Why does process improvement fail?

It's clear, both anecdotally and objectively, that process improvement efforts have failed far more often than they have succeeded. This blog talks about why this is true.

One of the most famous cartoon quotes of all time is Walt Kelly's "We have met the enemy and he is us." It was first used as a poster for Earth Day 1970, and then later developed by Kelly into a two-panel cartoon. The cartoon's sentiment, while specifically applied to a decidedly environmental message, can be applied to just about any human endeavor.A great deal of effort and resources have been invested in process improvement—whether TQM, CMMI, Six Sigma, ISO 9001, etc—throughout the years. However, it's clear, both anecdotally and objectively, that process improvement efforts have failed far more often than they have succeeded and it's our own faults.

First the statistics

The Juran Institute has estimated that the cumulative cost of mistakes, rework, and scrap will add up to 25-40% of a business' total expenses. The 2004 Standish Group's "Chaos Report," a biannual study based (to date) on surveys of more than 50,000 Information Technology (IT) projects, estimates that only 29% of all software projects succeed, with 53 percent of all projects failing to attain their specified cost, schedule, or performance goals. An additional 18 percent are cancelled prior to completion or delivered and never used. That's an overall failure rate of 71%.

When applied to process improvement, Pareto's principle—more commonly known as the 80-20 Rule—states that 80% of your effort will only produce 20% of your benefit.

There are those who may object to the union of these three approximations of reality. In particular, for some, applying the findings of IT projects performance to process improvement performance may prove particularly galling. There is nothing, however, to suggest that any process improvement project is more complex or difficult than any IT project. Process improvement efforts frequently have a substantive IT component. And more important, both exist within the same environmental and managerial milieu.

To my knowledge there have been no attempts to quantify process improvement success rates. If nothing else, linking the three statistical assertions to the others is as good a starting point as any other, and perhaps better.

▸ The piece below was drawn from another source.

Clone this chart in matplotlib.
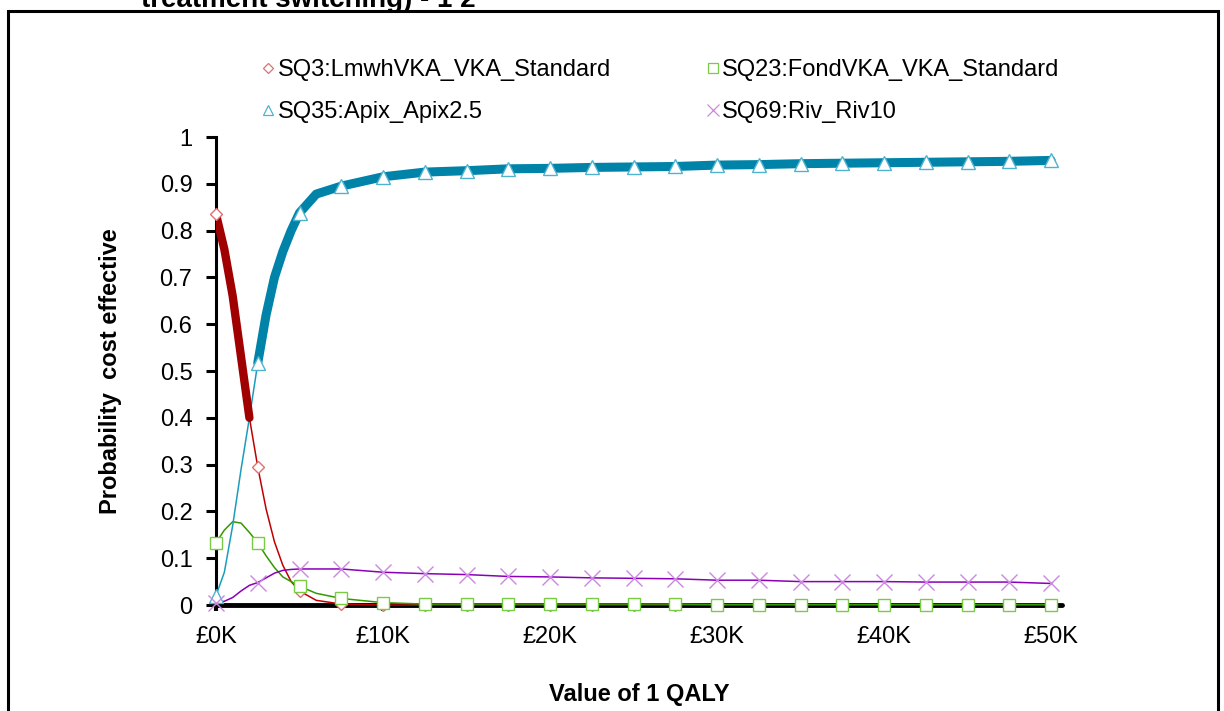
import matplotlib
matplotlib.use("Agg")
import matplotlib.pyplot as plt
from matplotlib.lines import Line2D
import numpy as np

plt.rcParams["font.family"] = ["Liberation Sans", "DejaVu Sans"]

# Value of 1 QALY (GBP)
WTP = [0, 500, 1000, 1500, 2000, 2500, 3000, 3500, 4000, 4500, 5000, 6000,
       7500, 10000, 12500, 15000, 17500, 20000, 22500, 25000, 27500, 30000,
       32500, 35000, 37500, 40000, 42500, 45000, 47500, 50000]

SQ3 = [0.835, 0.76, 0.66, 0.53, 0.40, 0.295, 0.205, 0.135, 0.085, 0.05, 0.03,
       0.01, 0.002, 0.0, 0.0, 0.0, 0.0, 0.0, 0.0, 0.0, 0.0, 0.0,
       0.0, 0.0, 0.0, 0.0, 0.0, 0.0, 0.0, 0.0]
SQ23 = [0.133, 0.16, 0.178, 0.175, 0.155, 0.133, 0.105, 0.08, 0.06, 0.05, 0.04,
        0.025, 0.014, 0.005, 0.002, 0.002, 0.002, 0.002, 0.002, 0.002, 0.002,
        0.001, 0.001, 0.001, 0.001, 0.001, 0.001, 0.001, 0.001, 0.001]
SQ35 = [0.02, 0.07, 0.17, 0.29, 0.40, 0.517, 0.62, 0.70, 0.755, 0.80, 0.838,
        0.878, 0.895, 0.915, 0.925, 0.928, 0.932, 0.933, 0.935, 0.936, 0.937,
        0.940, 0.941, 0.943, 0.944, 0.945, 0.946, 0.947, 0.948, 0.950]
SQ69 = [0.005, 0.008, 0.016, 0.03, 0.042, 0.048, 0.058, 0.068, 0.074, 0.076,
        0.077, 0.077, 0.077, 0.07, 0.067, 0.065, 0.061, 0.06, 0.058, 0.057,
        0.056, 0.053, 0.053, 0.05, 0.05, 0.05, 0.049, 0.049, 0.049, 0.046]

# frontier: SQ3 optimal up to 2K, SQ35 from 2.5K on
FRONTIER_SQ3_MAX = 2000
FRONTIER_SQ35_MIN = 2500

XTICKS = [0, 10000, 20000, 30000, 40000, 50000]
XTICK_LABELS = ["£0K", "£10K", "£20K", "£30K", "£40K", "£50K"]
YTICKS = [0, 0.1, 0.2, 0.3, 0.4, 0.5, 0.6, 0.7, 0.8, 0.9, 1]
YTICK_LABELS = ["0", "0.1", "0.2", "0.3", "0.4", "0.5", "0.6", "0.7", "0.8", "0.9", "1"]

SERIES = [
    ("SQ3:LmwhVKA_VKA_Standard", SQ3, "#c00000", "#e07070", "D", 6.5),
    ("SQ23:FondVKA_VKA_Standard", SQ23, "#339900", "#77cc44", "s", 9),
    ("SQ35:Apix_Apix2.5", SQ35, "#1a9cbf", "#4fb3d0", "^", 9.5),
    ("SQ69:Riv_Riv10", SQ69, "#8a00b8", "#cc88e0", "x", 11),
]

FS = 17

fig = plt.figure(figsize=(12.24, 7.11), dpi=100)
fig.patch.set_facecolor("white")

# outer chart border (bottom runs off the page)
fig.add_artist(plt.Rectangle((8 / 1224, -0.05), 1210 / 1224, 1.05 - 11.5 / 711,
                             transform=fig.transFigure, fill=False,
                             edgecolor="black", linewidth=2.2))
# clipped heading from the page above
fig.text(141 / 1224, 1 - 7 / 711, "treatment switching) - 1 2", fontsize=20,
         fontweight="bold", ha="left", va="baseline")

ax = fig.add_axes([216 / 1224, 1 - 605 / 711, 846 / 1224, 468 / 711])

x = np.array(WTP)
on_grid = [w % 2500 == 0 for w in WTP]

for i, (name, vals, lc, mc, mk, ms) in enumerate(SERIES):
    ax.plot(x, vals, color=lc, lw=1.1, zorder=3, clip_on=False)
    ax.plot(x[on_grid], np.array(vals)[on_grid], linestyle="none", marker=mk,
            markersize=ms, markerfacecolor="white" if mk != "x" else mc,
            markeredgecolor=mc, markeredgewidth=1.0, zorder=4 + i * 0.1,
            clip_on=False)

sq3 = np.array(SQ3)
sq35 = np.array(SQ35)
m3 = x <= FRONTIER_SQ3_MAX
m35 = x >= FRONTIER_SQ35_MIN
ax.plot(x[m3], sq3[m3], color="#a00000", lw=6, solid_capstyle="round", zorder=3.5)
ax.plot(x[m35], sq35[m35], color="#0083a8", lw=6.5, solid_capstyle="round", zorder=3.5)

ax.set_xlim(0, 50650)
ax.set_ylim(0, 1)
ax.set_xticks(XTICKS)
ax.set_xticklabels(XTICK_LABELS)
ax.set_yticks(YTICKS)
ax.set_yticklabels(YTICK_LABELS)
ax.tick_params(axis="y", direction="out", length=7, width=2.2, labelsize=FS, pad=10)
ax.tick_params(axis="x", direction="out", length=4, width=3, labelsize=FS, pad=11)
for side in ("top", "right"):
    ax.spines[side].set_visible(False)
ax.spines["left"].set_linewidth(2.2)
ax.spines["bottom"].set_linewidth(3.5)
ax.spines["bottom"].set_capstyle("round")
ax.spines["bottom"].set_zorder(2.8)

ax.set_ylabel("Probability  cost effective", fontsize=FS, fontweight="bold", labelpad=27)
ax.set_xlabel("Value of 1 QALY", fontsize=FS, fontweight="bold", labelpad=25)

handles = []
for name, vals, lc, mc, mk, ms in SERIES:
    handles.append(Line2D([0], [0], linestyle="none", marker=mk, markersize=ms * 0.75,
                          markerfacecolor="white" if mk != "x" else mc,
                          markeredgecolor=mc, markeredgewidth=0.9, label=name))
order = [0, 2, 1, 3]
fig.legend(handles=[handles[i] for i in order], loc="upper left",
           bbox_to_anchor=(240 / 1224, 1 - 38 / 711), ncol=2, frameon=False,
           fontsize=FS, handlelength=0.6, handletextpad=0.1,
           columnspacing=4.0, labelspacing=0.85)

fig.savefig("out.png", dpi=100, facecolor="white")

The principle of suboptimization asserts that optimizing each subsystem independently, in general, will not lead to an increased optimization for the overall system. The act of subsystem improvement frequently causes the exact opposite of the intended outcome.

In other words, the whole is regularly less than the sum of its parts.

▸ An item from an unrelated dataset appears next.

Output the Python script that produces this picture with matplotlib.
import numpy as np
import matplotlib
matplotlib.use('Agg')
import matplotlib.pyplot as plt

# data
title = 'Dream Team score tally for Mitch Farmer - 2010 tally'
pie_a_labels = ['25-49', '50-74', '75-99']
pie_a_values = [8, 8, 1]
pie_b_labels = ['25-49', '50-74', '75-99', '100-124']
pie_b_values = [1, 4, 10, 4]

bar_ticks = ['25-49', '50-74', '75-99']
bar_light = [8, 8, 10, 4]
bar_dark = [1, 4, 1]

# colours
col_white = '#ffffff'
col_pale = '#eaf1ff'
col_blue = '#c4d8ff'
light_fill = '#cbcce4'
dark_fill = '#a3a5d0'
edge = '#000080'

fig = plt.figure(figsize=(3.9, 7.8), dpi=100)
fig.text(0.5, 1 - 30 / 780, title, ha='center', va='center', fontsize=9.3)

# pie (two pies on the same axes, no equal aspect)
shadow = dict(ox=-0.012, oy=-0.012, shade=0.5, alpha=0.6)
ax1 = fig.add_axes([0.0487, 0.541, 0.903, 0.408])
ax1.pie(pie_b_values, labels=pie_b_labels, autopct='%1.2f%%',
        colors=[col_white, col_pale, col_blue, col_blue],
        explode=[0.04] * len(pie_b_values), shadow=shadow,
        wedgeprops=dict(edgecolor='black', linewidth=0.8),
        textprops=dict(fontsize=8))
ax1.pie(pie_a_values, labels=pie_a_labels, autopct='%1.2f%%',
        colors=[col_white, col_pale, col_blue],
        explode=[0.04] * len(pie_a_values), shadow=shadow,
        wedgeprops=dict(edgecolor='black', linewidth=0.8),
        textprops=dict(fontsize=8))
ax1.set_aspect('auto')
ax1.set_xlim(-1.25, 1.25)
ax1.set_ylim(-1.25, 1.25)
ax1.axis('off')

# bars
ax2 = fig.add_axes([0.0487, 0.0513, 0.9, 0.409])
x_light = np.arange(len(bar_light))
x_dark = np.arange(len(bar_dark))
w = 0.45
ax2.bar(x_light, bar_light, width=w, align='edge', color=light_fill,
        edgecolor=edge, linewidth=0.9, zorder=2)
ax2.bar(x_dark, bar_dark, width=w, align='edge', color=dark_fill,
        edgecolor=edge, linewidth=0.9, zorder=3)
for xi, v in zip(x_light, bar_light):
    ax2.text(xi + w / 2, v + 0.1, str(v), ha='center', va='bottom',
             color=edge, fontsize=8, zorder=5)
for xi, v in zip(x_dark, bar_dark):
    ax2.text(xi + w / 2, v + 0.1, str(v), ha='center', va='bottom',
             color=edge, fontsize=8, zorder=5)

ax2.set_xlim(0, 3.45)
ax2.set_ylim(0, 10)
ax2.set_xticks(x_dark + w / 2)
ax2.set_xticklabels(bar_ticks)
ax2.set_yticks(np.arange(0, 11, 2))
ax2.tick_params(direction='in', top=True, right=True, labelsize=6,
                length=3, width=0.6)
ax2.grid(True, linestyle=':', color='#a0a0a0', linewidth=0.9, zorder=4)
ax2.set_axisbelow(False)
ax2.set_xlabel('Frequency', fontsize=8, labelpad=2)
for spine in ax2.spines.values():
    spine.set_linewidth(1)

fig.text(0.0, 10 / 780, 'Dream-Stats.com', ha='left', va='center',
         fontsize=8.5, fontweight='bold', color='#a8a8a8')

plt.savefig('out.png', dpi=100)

At the heart of suboptimization are some serious operational blind spots:

  • Ignoring the cumulative entropy created by the interaction of the various subsystems with one another.
  • Confusing the maximization of the output of the various subsystems as being synonymous with maximizing the final output of the overall system.
  • Assuming that the final outputs will achieve the targeted goals and/or outcomes.
  • Failing to validate that the targeted goals are actually moving toward the overall organizational vision.

A 1967 NASA report once noted:

"To avoid suboptimization, it is necessary to develop the design criteria logically from the overall system requirements, always keeping the maximum-value goal in mind."

All the engineering mumbo-jumbo aside, the message is: all too often, dependencies between the subsystems are not well understood.

Let's return to the 80-20 Rule. Process improvement has largely been marketed, as well as procured, as an enterprise-wide solution. Mostly, this approach has been a reaction to the serious flaws of IT management in the past, where the organization inadvertently adopted a flawed or incomplete re-engineering strategy, and too little attention was given to the elicitation and validation of requirements. However, the enterprise-wide approach has some serious flaws: it assumes that everything that is planned can be realistically achieved.

Not all processes are appropriate targets for process improvement, because the cost of the improvement may be more expensive than the increased productivity they generate. Moreover, the 80 -20 Rule is, in effect, an inefficiency constant. It tells us that an across-the-board enterprise process improvement approach will in all likelihood result in failure. If 80% of your effort results in only 20% benefit, then that only leaves the remaining 20% of your effort for the remaining 80% you seek. You'd find better odds in Las Vegas.

Using the 80-20 Rule as a starting point, we can assert that 20% of a company's processes produce 80% of its waste and rework. Jay Arthur of LifeStar has suggested a different, more focused approach. He points out that the 80-20 Rule can be applied to itself (i.e., 20 percent of 20% and 80 percent of 80%), resulting in 4 percent of a company's processes produce 64% of its waste and rework. And applying this approach one level further results in a rounded outcome of: 1% of a company's processes produce 50% of its waste and rework.

In fact, process improvement efforts often trigger increased internal competition for scarcer operating resources, which in turn may act as a catalyst for unexpected personal, business unit, and cultural conflict. It may also produce unexpected bottle-necks in organizational decision-making. These unexpected consequences of process improvement implementation must be dealt with by an organization that is already stretched thin trying to change while still maintaining the functioning of day-to-day responsibilities.

Yet business executives and senior managers continue to pursue the "heroic" approach to process improvement. Why? There is, I'm afraid, no good answer.